Occorre ricostruire l’Internazionale del proletariato, rifondando una Quarta Internazionale conseguentemente marxista rivoluzionaria. In Palestina questa prospettiva può e deve conquistare l’avanguardia dei giovani che sfidano con un eroismo esemplare gli assassini sionisti; ed anche quell’avanguardia tra la popolazione ebraica che ha il coraggio di ergersi contro il “proprio” Stato in nome della solidarietà internazionale dei proletari e degli oppressi. La via che indichiamo, insieme con i nostri compagni di tutto il mondo e del Medio Oriente in particolare, è certo difficile ma – alla luce dell’esperienza tragica ed eroica di decenni di lotte e, purtroppo, sconfitte – è l’unica realistica.

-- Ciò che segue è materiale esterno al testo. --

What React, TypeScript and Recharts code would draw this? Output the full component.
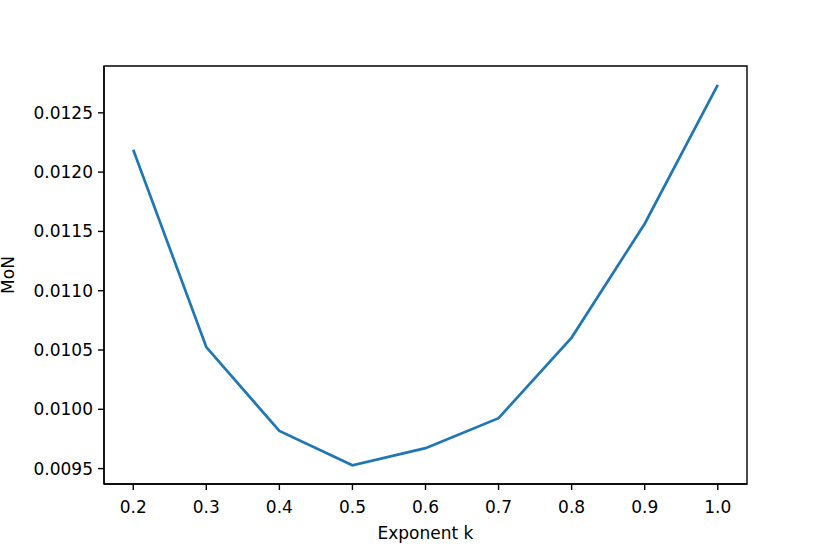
import React from 'react';
import { LineChart, Line, XAxis, YAxis, ReferenceArea } from 'recharts';

const exponents = [0.2, 0.3, 0.4, 0.5, 0.6, 0.7, 0.8, 0.9, 1.0];
const monValues = [0.012189, 0.010525, 0.009817, 0.009528, 0.009672, 0.009925, 0.010605, 0.011565, 0.012735];
const xTicks = [0.2, 0.3, 0.4, 0.5, 0.6, 0.7, 0.8, 0.9, 1.0];
const yTicks = [0.0095, 0.01, 0.0105, 0.011, 0.0115, 0.012, 0.0125];

const data = exponents.map((k, i) => ({ k, mon: monValues[i] }));

const X_DOMAIN: [number, number] = [0.16, 1.04];
const Y_DOMAIN: [number, number] = [0.00937, 0.012895];

const FONT = 'DejaVu Sans, sans-serif';
const tickStyle = { fontSize: 17, fill: '#000', fontFamily: FONT };
const axisLine = { stroke: '#000', strokeWidth: 1.4 };

const App: React.FC = () => {
  return (
    <div style={{ position: 'absolute', left: 0, top: 0, width: 830, height: 554, background: '#fff' }}>
      <LineChart
        width={830}
        height={554}
        data={data}
        margin={{ top: 66, right: 83, bottom: 0, left: 0 }}
      >
        <XAxis
          dataKey="k"
          type="number"
          domain={X_DOMAIN}
          ticks={xTicks}
          tickFormatter={(v: number) => v.toFixed(1)}
          height={70}
          tickSize={6}
          tickMargin={11}
          axisLine={axisLine}
          tickLine={{ stroke: '#000', strokeWidth: 1.4 }}
          tick={tickStyle}
          allowDataOverflow
          label={{ value: 'Exponent k', position: 'insideBottom', offset: 15, fontSize: 17, fill: '#000', fontFamily: FONT }}
        />
        <YAxis
          type="number"
          domain={Y_DOMAIN}
          ticks={yTicks}
          tickFormatter={(v: number) => v.toFixed(4)}
          width={104}
          tickSize={6}
          tickMargin={5}
          axisLine={axisLine}
          tickLine={{ stroke: '#000', strokeWidth: 1.4 }}
          tick={tickStyle}
          allowDataOverflow
          label={{ value: 'MoN', angle: -90, position: 'center', dx: -44, fontSize: 17, fill: '#000', fontFamily: FONT }}
        />
        <ReferenceArea
          x1={X_DOMAIN[0]}
          x2={X_DOMAIN[1]}
          y1={Y_DOMAIN[0]}
          y2={Y_DOMAIN[1]}
          fill="none"
          fillOpacity={0}
          stroke="#000"
          strokeWidth={1.4}
          ifOverflow="visible"
        />
        <Line
          type="linear"
          dataKey="mon"
          stroke="#1f77b4"
          strokeWidth={2.7}
          dot={false}
          isAnimationActive={false}
        />
      </LineChart>
    </div>
  );
};

export default App;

• Per la sconfitta del sionismo e dell’imperialismo;

• No ai compromessi-bidone, rivoluzione fino alla vittoria;

• Per la mobilitazione delle masse arabe contro Israele e l’imperialismo;

• Nessuna fiducia nei fallimentari regimi borghesi, feudo-borghesi o piccolo-borghesi dei paesi arabi; per il loro rovesciamento rivoluzionario;

• Per l’abbattimento dello Stato sionista d’Israele; per i pieni diritti democratici del popolo ebraico in Palestina  come minoranza nazionale, nel quadro dell’unità del Medio Oriente;

• Per una Palestina libera, laica e socialista nel quadro di una unità araba e socialista;

• Per una federazione socialista del Medio Oriente.